_Exercise requirements_
Begin with the first line of the material and copy each line word for word through the line that contains "from matplotlib.patches import Rectangle"; the pictures are left out.

↓

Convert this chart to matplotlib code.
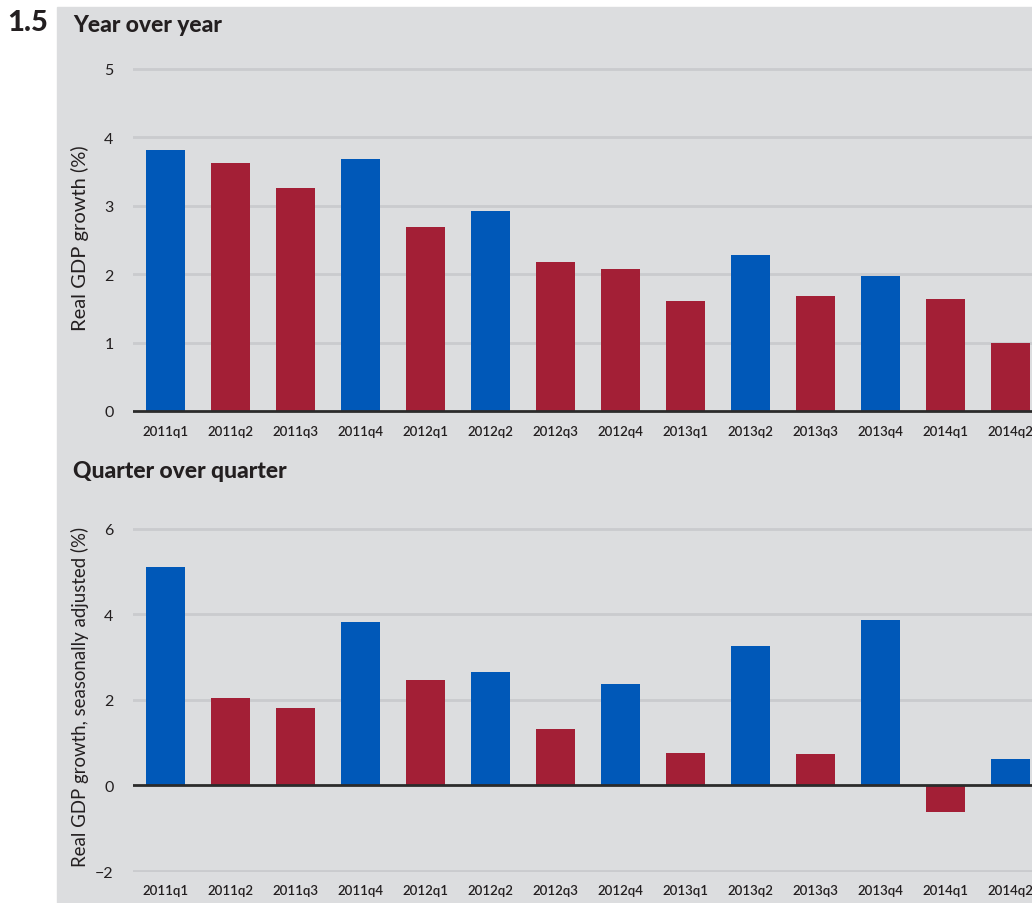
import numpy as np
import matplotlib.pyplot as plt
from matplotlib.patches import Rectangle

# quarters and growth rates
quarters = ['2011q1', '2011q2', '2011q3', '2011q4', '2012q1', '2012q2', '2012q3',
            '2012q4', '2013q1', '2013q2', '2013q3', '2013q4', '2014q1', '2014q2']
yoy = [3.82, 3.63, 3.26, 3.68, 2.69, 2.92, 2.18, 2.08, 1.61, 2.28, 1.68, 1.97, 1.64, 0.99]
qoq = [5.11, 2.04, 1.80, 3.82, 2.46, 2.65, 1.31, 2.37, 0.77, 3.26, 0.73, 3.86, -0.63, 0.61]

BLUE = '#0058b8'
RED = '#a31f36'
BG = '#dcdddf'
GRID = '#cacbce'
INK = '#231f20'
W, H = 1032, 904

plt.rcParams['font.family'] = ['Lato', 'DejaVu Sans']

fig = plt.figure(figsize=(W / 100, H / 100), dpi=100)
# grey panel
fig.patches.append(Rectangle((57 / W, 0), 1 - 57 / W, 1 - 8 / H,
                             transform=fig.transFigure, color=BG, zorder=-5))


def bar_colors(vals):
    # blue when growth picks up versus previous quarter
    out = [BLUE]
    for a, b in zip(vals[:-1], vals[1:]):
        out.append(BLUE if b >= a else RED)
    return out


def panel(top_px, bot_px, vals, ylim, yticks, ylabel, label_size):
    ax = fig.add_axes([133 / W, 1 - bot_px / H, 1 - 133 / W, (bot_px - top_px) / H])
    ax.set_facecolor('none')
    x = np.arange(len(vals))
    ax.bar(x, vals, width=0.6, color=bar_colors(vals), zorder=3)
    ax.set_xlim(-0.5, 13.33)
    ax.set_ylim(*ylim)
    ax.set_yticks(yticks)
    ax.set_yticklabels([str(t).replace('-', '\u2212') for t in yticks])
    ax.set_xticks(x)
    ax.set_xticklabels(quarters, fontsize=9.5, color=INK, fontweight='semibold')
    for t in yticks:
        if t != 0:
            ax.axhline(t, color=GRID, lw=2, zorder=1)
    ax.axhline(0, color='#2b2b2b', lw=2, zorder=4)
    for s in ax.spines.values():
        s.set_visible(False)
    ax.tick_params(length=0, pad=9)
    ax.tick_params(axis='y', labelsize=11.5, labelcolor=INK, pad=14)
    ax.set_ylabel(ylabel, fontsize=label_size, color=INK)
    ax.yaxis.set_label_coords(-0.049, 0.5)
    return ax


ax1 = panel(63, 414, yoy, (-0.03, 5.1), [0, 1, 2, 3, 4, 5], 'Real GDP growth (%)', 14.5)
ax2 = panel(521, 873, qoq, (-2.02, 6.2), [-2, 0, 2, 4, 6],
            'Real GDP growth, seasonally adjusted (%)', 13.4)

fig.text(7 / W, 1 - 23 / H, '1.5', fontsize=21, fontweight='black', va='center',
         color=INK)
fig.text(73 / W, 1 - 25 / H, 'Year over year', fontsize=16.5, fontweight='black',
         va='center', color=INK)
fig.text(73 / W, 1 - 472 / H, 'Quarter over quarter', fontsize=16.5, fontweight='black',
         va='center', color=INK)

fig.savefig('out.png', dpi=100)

↑

_Task output_
Convert this chart to matplotlib code.
import numpy as np
import matplotlib.pyplot as plt
from matplotlib.patches import Rectangle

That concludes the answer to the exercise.